The only character with any meat on is Will, and he isn’t explored fully enough to give the audience a redeeming quality about him. The others are two dimensional and unconvincing; I don’t care about their problems or to hear about them whining about them. Please stop now.

Emily is absent for about half of the film, and I didn’t miss her at all. Jim is the most likeable, but it’s unbelievable how quickly he gets sucked in by Will, and he doesn’t elicit enough sympathy to keep viewers invested in the film.

Chatroom

Chatroom could have been a study on social interaction; exploring the disconnection between real life and the internet, and the way that people (mis)represent themselves when they won’t meet in real life.

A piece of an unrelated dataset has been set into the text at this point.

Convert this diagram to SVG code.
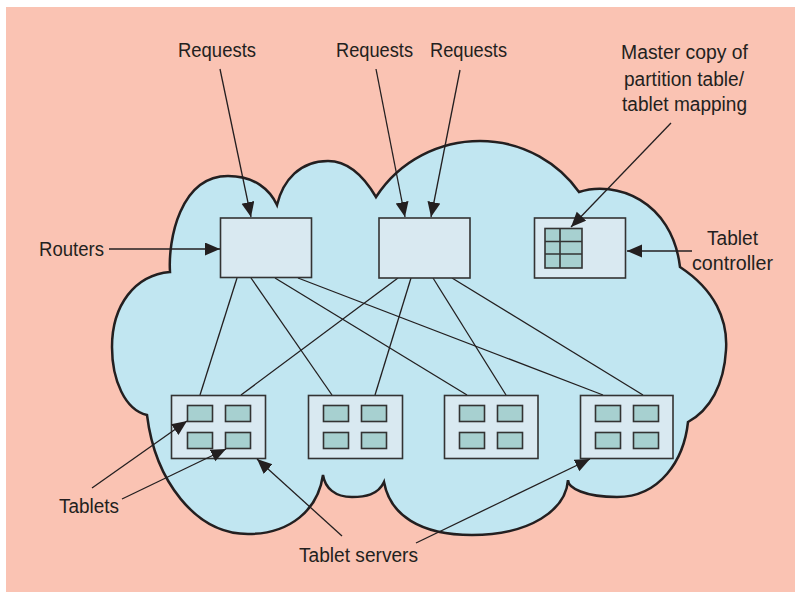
<svg xmlns="http://www.w3.org/2000/svg" width="795" height="593" viewBox="0 0 795 593">
<defs>
<style>
.bg{fill:#FAC3B3}
.cloud{fill:#C1E6F1;stroke:#231F20;stroke-width:2.5;stroke-linejoin:miter}
.box{fill:#D9E9F1;stroke:#333;stroke-width:1.6}
.tab{fill:#A7D0D0;stroke:#333;stroke-width:1.6}
.grid{fill:none;stroke:#333;stroke-width:1.6}
.ln{stroke:#231F20;stroke-width:1.3;fill:none}
.arr{stroke:#231F20;stroke-width:1.3;fill:none;marker-end:url(#ah)}
.t{font-family:"Liberation Sans Narrow","Liberation Sans",Arial,sans-serif;font-size:20px;fill:#231F20}
</style>
<marker id="ah" markerUnits="userSpaceOnUse" markerWidth="16" markerHeight="14" refX="15" refY="6.5" orient="auto">
<path d="M0,0 L15,6.5 L0,13 Z" fill="#231F20"/>
</marker>
</defs>
<rect class="bg" x="6" y="7" width="789" height="585"/>
<g id="cloud">
<path class="cloud" d="M170,272 C168,240 180,176 228,176 C255,176 270,190 277,205 C283,180 300,161 328,161 C350,161 366,180 376,197 C400,160 440,141 480,141 C525,141 560,165 579,192 C615,180 672,200 680,267 C715,290 728,320 726,350 C724,385 710,410 688,422 C684,460 660,497 617,497 C585,497 568,488 568,480 C566,510 530,535 472,535 C420,535 390,515 384,482 C378,495 365,497 352,497 C335,497 325,488 323,475 C318,510 290,534 248,534 C195,534 155,480 147,415 C125,410 112,380 112,347 C112,305 135,275 170,272 Z"/>
</g>
<g id="connectors">
<line class="ln" x1="237" y1="278" x2="200" y2="395"/>
<line class="ln" x1="251" y1="278" x2="332" y2="395"/>
<line class="ln" x1="275" y1="278" x2="467" y2="395"/>
<line class="ln" x1="298" y1="278" x2="603" y2="395"/>
<line class="ln" x1="398" y1="278" x2="241" y2="395"/>
<line class="ln" x1="411" y1="278" x2="375" y2="395"/>
<line class="ln" x1="433" y1="278" x2="506" y2="395"/>
<line class="ln" x1="452" y1="278" x2="643" y2="395"/>
</g>
<g id="router1"><rect class="box" x="220.5" y="218" width="91" height="59.5"/></g>
<g id="router2"><rect class="box" x="379" y="218" width="91" height="60"/></g>
<g id="controller">
<rect class="box" x="534.5" y="218" width="91" height="60"/>
<rect class="tab" x="545" y="228.5" width="37" height="39.5"/>
<path class="grid" d="M560,228.5 V268 M545,241.5 H582 M545,254 H582"/>
</g>
<g id="server1">
<rect class="box" x="171.5" y="395.5" width="94" height="63"/>
<rect class="tab" x="187.5" y="405.5" width="25" height="16"/>
<rect class="tab" x="225.5" y="405.5" width="25" height="16"/>
<rect class="tab" x="187.5" y="432.5" width="25" height="16"/>
<rect class="tab" x="225.5" y="432.5" width="25" height="16"/>
</g>
<g id="server2">
<rect class="box" x="308.5" y="395.5" width="94" height="63"/>
<rect class="tab" x="323.5" y="405.5" width="25" height="16"/>
<rect class="tab" x="361.5" y="405.5" width="25" height="16"/>
<rect class="tab" x="323.5" y="432.5" width="25" height="16"/>
<rect class="tab" x="361.5" y="432.5" width="25" height="16"/>
</g>
<g id="server3">
<rect class="box" x="444.5" y="395.5" width="93.5" height="63"/>
<rect class="tab" x="459.5" y="405.5" width="25" height="16"/>
<rect class="tab" x="497.5" y="405.5" width="25" height="16"/>
<rect class="tab" x="459.5" y="432.5" width="25" height="16"/>
<rect class="tab" x="497.5" y="432.5" width="25" height="16"/>
</g>
<g id="server4">
<rect class="box" x="580.5" y="395.5" width="92.5" height="63"/>
<rect class="tab" x="595.5" y="405.5" width="25" height="16"/>
<rect class="tab" x="633.5" y="405.5" width="25" height="16"/>
<rect class="tab" x="595.5" y="432.5" width="25" height="16"/>
<rect class="tab" x="633.5" y="432.5" width="25" height="16"/>
</g>
<g id="label-arrows">
<line class="arr" x1="220" y1="69" x2="251" y2="217"/>
<line class="arr" x1="376" y1="69" x2="405" y2="217"/>
<line class="arr" x1="460" y1="70" x2="431" y2="217"/>
<line class="arr" x1="671" y1="123" x2="571" y2="227"/>
<line class="arr" x1="109" y1="249" x2="220" y2="249"/>
<line class="arr" x1="692" y1="251" x2="627" y2="251"/>
<line class="arr" x1="92" y1="488" x2="187" y2="421"/>
<line class="arr" x1="122" y1="499" x2="226" y2="449"/>
<line class="arr" x1="342" y1="536" x2="257" y2="459"/>
<line class="arr" x1="416" y1="543" x2="590" y2="459"/>
</g>
<g id="labels">
<text class="t" x="178" y="57" textLength="78" lengthAdjust="spacingAndGlyphs">Requests</text>
<text class="t" x="336" y="57" textLength="77" lengthAdjust="spacingAndGlyphs">Requests</text>
<text class="t" x="430" y="57" textLength="77" lengthAdjust="spacingAndGlyphs">Requests</text>
<text class="t" x="621" y="59" textLength="127" lengthAdjust="spacingAndGlyphs">Master copy of</text>
<text class="t" x="624" y="85.5" textLength="120" lengthAdjust="spacingAndGlyphs">partition table/</text>
<text class="t" x="622" y="111" textLength="125" lengthAdjust="spacingAndGlyphs">tablet mapping</text>
<text class="t" x="39" y="256" textLength="65" lengthAdjust="spacingAndGlyphs">Routers</text>
<text class="t" x="707" y="245" textLength="51" lengthAdjust="spacingAndGlyphs">Tablet</text>
<text class="t" x="692" y="270" textLength="81" lengthAdjust="spacingAndGlyphs">controller</text>
<text class="t" x="59" y="513" textLength="60" lengthAdjust="spacingAndGlyphs">Tablets</text>
<text class="t" x="299" y="562" textLength="119" lengthAdjust="spacingAndGlyphs">Tablet servers</text>
</g>
</svg>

Instead, it zooms in on suicide chatrooms, where depressed teens go to be berated and baited into taking their own lives, broadcasting live via webcam all the while. It manages to take this very real issue and treat it crassly with insensitivity.

SPECIAL FEATURES:

  • Cast and crew interviews (12 mins)
  • Behind-the-scenes (10 mins)
  • Deleted scenes (28 mins)
  • Stop motion (1 minute)
  • Cast diary (2.30 mins)
  • Chelse Teens! (1.30 mins)
  • Character introductions with Enda Walsh
  • Cast song
  • Tour of Matt Bard’s trailer

Will observes from the back of the rooms, standing in front of, cliché alert, a mural of red angels wings. He is fixated, and endeavours to kill Jim in real life. The reason why is not explored at all, other than a throwaway line, that Jim reminds him of someone he used to know. Himself, obviously. It’s tenuous and transparent, and just having Will ‘being ill’ isn’t enough to keep the clunky story afloat.

Chatroom

Without ruining it, the ending is plain ridiculous.

Visually, Nakata doesn’t do anything stunning. His imagining of the internet as a physical space is fine, certainly more informed that other computer movies out there, but he doesn’t create anything spectacular.

Awkwardly straddling reality and cyberspace with no characters to get your teeth stuck into, Chatroom fails to connect.

There are a lot of special features included, which is a bonus because the actors are way more interesting than the characters they play.